### REQUIRED TASK
Would you retype, exactly and without the pictures, the lines between the line holding "Emit a Python" and the line holding "plt.rcParams['axes.unicode_minus'] = False", inclusive, and nothing else?

### THE RECORDS
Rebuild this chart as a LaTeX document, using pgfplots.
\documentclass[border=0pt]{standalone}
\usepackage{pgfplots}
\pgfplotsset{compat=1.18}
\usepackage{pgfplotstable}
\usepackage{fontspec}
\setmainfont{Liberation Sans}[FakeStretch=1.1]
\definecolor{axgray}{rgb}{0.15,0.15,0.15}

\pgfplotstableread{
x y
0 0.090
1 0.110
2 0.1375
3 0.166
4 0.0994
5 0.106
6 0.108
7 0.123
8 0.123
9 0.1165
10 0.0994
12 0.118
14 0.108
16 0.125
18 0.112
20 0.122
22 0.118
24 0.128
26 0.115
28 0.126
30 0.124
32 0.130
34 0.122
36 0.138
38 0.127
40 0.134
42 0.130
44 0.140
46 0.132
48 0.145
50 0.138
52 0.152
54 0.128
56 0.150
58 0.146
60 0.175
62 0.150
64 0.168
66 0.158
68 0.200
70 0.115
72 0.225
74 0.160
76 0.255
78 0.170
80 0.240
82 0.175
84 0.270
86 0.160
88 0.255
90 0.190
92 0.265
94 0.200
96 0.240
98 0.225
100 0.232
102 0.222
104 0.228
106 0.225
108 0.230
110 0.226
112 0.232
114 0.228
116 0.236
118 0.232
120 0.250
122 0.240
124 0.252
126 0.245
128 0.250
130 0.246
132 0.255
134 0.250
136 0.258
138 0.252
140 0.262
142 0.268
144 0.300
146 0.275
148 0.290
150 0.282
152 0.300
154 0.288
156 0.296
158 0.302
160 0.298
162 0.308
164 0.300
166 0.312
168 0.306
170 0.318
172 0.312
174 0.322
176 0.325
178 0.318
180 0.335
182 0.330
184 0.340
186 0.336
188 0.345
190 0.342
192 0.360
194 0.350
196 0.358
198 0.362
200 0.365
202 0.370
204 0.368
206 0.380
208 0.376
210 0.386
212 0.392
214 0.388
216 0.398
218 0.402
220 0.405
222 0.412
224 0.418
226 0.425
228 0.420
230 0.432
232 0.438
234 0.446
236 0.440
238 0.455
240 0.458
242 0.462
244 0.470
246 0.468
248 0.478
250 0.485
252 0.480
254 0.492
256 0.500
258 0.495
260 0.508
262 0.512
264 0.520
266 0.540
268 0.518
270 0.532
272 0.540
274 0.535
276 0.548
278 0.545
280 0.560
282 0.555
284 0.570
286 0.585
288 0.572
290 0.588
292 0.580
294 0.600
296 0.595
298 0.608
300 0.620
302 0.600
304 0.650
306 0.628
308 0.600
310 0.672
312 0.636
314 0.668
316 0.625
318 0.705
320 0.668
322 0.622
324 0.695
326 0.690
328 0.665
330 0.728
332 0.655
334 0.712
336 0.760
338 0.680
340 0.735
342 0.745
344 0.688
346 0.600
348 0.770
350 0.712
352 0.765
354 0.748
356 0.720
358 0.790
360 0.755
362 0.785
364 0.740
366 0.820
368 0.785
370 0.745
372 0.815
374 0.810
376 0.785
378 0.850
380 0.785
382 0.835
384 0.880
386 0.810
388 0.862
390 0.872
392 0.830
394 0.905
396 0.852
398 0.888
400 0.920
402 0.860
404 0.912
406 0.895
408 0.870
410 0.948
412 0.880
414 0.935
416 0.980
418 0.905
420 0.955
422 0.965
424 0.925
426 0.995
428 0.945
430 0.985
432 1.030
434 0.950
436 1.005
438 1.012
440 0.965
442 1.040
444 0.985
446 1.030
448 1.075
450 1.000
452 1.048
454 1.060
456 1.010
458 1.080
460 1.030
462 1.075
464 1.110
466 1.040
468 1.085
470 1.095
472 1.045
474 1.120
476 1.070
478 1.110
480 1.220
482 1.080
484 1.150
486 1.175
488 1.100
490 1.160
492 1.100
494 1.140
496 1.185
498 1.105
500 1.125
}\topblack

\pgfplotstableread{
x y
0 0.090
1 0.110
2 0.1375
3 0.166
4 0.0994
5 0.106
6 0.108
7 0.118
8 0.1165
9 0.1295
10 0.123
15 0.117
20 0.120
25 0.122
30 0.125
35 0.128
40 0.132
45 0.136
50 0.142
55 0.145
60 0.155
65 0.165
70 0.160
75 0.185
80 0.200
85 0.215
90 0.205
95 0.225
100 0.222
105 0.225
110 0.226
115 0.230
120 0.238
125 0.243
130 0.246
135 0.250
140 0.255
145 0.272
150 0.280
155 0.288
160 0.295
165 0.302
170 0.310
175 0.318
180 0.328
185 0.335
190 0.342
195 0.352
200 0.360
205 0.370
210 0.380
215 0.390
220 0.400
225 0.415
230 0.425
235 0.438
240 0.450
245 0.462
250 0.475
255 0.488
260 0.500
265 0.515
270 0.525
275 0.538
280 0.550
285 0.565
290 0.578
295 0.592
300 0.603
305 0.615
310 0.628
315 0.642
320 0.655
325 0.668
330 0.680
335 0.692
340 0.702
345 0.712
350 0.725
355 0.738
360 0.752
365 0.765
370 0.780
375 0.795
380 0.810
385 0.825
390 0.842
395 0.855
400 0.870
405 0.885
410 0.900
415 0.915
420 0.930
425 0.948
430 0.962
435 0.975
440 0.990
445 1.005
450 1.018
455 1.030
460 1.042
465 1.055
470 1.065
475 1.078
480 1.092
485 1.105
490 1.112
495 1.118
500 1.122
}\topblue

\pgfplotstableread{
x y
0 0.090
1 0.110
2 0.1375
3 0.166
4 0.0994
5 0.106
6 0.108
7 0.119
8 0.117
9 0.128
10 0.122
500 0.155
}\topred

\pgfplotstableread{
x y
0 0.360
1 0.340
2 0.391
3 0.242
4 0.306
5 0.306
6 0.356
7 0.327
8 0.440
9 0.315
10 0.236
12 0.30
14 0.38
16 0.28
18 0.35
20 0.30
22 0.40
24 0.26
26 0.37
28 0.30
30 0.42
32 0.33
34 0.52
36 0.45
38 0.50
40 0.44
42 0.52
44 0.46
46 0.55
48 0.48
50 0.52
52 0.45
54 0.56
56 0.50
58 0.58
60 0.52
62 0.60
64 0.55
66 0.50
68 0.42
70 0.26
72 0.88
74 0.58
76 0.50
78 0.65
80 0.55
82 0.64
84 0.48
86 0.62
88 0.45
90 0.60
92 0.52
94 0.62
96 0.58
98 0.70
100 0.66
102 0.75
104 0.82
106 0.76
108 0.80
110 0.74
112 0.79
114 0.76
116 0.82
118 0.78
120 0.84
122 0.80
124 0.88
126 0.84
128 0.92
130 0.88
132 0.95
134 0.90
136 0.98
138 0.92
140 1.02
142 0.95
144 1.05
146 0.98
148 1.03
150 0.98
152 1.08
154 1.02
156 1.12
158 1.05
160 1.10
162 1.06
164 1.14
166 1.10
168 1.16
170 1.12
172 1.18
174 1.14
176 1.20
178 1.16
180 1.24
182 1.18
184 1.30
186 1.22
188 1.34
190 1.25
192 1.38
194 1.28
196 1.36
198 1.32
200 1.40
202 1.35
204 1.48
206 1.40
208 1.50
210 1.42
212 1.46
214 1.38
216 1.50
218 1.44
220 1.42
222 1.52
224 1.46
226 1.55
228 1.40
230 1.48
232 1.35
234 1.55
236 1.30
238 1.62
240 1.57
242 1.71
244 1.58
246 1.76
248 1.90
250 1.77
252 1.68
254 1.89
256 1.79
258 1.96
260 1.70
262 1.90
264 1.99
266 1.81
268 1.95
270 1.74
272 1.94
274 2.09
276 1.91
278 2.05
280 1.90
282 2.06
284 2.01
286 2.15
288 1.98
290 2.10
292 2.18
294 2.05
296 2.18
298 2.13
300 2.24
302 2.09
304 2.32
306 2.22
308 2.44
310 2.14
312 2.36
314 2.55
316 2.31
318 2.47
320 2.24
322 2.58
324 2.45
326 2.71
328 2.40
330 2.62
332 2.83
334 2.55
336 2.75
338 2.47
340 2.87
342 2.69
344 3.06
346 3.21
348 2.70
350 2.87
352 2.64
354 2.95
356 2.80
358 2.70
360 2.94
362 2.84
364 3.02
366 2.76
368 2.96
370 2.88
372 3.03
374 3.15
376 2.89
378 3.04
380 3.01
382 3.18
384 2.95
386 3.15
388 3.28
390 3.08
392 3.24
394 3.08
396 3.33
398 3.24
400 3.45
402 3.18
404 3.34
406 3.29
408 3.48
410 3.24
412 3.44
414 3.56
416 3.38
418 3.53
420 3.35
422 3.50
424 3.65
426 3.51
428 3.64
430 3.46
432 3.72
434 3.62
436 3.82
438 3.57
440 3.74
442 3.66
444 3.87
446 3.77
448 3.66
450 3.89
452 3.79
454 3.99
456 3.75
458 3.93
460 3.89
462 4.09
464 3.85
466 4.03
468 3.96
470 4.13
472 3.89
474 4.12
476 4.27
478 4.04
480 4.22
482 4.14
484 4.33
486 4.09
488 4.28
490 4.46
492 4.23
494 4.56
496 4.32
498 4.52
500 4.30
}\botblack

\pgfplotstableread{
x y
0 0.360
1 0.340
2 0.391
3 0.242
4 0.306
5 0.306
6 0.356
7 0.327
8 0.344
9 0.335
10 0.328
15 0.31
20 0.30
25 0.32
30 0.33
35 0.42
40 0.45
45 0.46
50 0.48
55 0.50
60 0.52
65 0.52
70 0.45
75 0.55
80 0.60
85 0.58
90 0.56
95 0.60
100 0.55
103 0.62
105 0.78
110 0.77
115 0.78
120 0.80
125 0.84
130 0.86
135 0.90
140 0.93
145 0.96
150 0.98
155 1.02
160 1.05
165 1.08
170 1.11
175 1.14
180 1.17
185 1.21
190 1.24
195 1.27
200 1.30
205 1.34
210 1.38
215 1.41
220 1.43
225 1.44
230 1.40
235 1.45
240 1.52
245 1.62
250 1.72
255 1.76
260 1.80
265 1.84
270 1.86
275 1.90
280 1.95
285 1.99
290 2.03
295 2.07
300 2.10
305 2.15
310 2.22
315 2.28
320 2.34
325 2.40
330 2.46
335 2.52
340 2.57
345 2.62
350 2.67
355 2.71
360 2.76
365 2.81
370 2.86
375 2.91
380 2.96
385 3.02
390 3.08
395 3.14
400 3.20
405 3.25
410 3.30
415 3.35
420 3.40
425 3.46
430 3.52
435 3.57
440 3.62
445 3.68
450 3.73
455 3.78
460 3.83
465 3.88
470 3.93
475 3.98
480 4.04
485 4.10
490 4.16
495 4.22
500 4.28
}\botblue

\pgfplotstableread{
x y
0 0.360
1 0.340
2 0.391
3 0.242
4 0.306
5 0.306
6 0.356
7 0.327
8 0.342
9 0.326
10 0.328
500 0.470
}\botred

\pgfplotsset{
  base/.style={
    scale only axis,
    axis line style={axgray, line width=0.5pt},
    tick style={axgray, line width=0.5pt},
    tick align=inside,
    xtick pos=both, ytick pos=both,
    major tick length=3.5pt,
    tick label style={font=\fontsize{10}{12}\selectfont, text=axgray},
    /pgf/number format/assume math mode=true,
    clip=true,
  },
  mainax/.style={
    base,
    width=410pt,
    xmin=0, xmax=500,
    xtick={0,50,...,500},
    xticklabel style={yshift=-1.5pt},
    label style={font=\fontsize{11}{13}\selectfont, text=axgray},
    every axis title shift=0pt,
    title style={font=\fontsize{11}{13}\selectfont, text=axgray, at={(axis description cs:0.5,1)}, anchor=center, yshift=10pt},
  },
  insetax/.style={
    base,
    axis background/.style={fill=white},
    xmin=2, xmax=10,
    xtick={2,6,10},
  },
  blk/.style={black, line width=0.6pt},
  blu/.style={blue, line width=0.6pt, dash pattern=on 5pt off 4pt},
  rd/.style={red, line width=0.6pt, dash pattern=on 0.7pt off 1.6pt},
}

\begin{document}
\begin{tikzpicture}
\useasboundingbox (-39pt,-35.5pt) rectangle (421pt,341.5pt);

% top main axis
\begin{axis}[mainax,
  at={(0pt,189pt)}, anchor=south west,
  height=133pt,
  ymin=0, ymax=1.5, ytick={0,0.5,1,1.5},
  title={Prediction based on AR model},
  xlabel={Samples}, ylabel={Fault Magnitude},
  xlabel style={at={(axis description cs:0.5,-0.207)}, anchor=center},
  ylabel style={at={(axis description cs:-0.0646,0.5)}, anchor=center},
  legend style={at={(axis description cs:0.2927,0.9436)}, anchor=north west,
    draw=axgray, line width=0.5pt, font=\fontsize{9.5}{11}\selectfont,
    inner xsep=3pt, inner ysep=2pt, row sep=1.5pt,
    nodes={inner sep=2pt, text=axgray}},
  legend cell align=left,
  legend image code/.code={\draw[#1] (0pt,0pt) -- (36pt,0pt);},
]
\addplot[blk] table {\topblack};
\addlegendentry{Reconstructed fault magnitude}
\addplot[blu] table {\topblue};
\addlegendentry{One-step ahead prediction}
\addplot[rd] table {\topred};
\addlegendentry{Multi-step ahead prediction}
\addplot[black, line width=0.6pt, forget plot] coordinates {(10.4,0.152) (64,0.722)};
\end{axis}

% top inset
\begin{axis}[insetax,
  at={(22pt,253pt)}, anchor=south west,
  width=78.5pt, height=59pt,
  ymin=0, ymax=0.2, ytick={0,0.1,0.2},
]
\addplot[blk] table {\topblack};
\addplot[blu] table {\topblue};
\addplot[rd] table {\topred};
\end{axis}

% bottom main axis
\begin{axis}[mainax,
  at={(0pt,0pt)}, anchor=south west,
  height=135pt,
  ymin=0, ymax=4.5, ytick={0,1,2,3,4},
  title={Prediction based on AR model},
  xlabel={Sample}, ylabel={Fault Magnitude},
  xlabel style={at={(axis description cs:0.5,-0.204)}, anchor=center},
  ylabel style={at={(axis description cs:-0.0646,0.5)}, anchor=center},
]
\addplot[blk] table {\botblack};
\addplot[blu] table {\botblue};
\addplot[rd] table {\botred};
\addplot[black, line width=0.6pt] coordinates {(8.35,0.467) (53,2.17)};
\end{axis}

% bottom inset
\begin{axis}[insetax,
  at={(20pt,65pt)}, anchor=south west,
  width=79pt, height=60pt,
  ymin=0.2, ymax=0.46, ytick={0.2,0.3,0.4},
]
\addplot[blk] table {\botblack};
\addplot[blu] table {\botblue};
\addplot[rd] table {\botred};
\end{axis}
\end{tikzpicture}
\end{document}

---

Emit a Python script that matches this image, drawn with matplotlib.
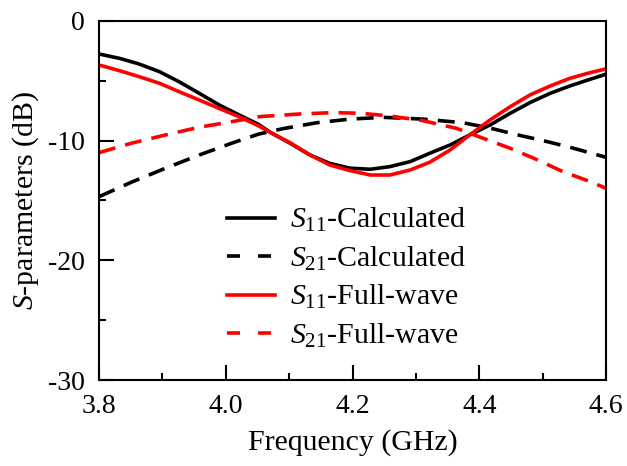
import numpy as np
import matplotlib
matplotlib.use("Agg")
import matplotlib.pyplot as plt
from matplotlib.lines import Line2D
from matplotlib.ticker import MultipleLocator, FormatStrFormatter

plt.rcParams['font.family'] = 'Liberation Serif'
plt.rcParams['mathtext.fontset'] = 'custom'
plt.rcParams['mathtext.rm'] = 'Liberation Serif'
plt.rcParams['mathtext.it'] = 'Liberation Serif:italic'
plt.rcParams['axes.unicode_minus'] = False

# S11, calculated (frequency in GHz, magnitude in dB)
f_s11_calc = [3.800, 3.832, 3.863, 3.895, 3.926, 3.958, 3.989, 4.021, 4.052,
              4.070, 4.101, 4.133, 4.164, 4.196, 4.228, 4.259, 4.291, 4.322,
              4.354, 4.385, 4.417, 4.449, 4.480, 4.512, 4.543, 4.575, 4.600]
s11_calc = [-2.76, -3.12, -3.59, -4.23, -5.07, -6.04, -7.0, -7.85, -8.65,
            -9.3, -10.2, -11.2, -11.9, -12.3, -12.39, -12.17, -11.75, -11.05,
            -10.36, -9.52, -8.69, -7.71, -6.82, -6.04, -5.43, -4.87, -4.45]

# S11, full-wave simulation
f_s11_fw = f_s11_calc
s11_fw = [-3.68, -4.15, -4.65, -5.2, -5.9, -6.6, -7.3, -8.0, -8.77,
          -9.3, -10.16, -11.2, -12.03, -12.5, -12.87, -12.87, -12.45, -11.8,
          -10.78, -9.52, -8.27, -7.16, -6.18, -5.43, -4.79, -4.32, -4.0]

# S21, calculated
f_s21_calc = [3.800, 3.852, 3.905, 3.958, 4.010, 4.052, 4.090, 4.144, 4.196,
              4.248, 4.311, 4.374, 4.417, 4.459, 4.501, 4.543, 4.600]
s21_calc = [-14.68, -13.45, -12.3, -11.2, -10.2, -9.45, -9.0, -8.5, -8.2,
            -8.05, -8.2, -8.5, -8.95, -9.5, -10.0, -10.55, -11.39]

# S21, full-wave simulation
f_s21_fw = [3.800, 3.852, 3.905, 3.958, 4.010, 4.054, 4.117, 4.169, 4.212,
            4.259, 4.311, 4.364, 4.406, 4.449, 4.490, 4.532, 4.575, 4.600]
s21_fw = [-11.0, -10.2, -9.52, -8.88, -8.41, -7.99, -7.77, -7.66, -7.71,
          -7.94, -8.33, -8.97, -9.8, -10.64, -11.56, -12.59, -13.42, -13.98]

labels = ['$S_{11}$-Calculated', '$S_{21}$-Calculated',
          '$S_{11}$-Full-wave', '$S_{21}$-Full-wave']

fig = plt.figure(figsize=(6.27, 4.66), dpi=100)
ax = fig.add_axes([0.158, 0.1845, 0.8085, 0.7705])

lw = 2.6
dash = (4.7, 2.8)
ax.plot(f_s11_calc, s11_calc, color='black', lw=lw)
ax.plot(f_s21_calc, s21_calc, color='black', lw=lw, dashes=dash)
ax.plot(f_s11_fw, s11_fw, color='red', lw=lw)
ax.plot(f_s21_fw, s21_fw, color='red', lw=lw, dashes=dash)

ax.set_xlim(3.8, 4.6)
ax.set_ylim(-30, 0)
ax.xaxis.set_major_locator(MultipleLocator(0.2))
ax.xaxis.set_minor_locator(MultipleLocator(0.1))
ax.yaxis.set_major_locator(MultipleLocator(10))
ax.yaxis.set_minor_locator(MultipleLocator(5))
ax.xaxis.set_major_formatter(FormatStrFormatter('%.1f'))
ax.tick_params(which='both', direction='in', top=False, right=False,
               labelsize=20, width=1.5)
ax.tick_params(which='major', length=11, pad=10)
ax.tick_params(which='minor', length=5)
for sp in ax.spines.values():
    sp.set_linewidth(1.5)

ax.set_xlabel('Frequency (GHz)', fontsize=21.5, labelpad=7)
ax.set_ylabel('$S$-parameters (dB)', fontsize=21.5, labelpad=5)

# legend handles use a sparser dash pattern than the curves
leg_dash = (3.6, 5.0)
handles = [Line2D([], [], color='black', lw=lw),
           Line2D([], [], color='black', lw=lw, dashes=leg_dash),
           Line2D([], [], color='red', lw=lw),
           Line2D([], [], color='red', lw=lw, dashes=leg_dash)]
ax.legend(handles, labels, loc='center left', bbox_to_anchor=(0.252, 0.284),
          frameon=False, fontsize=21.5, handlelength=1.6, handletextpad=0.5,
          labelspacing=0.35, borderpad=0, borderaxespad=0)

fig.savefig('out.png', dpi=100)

### OUTPUT FOR THIS EXERCISE
Emit a Python script that matches this image, drawn with matplotlib.
import numpy as np
import matplotlib
matplotlib.use("Agg")
import matplotlib.pyplot as plt
from matplotlib.lines import Line2D
from matplotlib.ticker import MultipleLocator, FormatStrFormatter

plt.rcParams['font.family'] = 'Liberation Serif'
plt.rcParams['mathtext.fontset'] = 'custom'
plt.rcParams['mathtext.rm'] = 'Liberation Serif'
plt.rcParams['mathtext.it'] = 'Liberation Serif:italic'
plt.rcParams['axes.unicode_minus'] = False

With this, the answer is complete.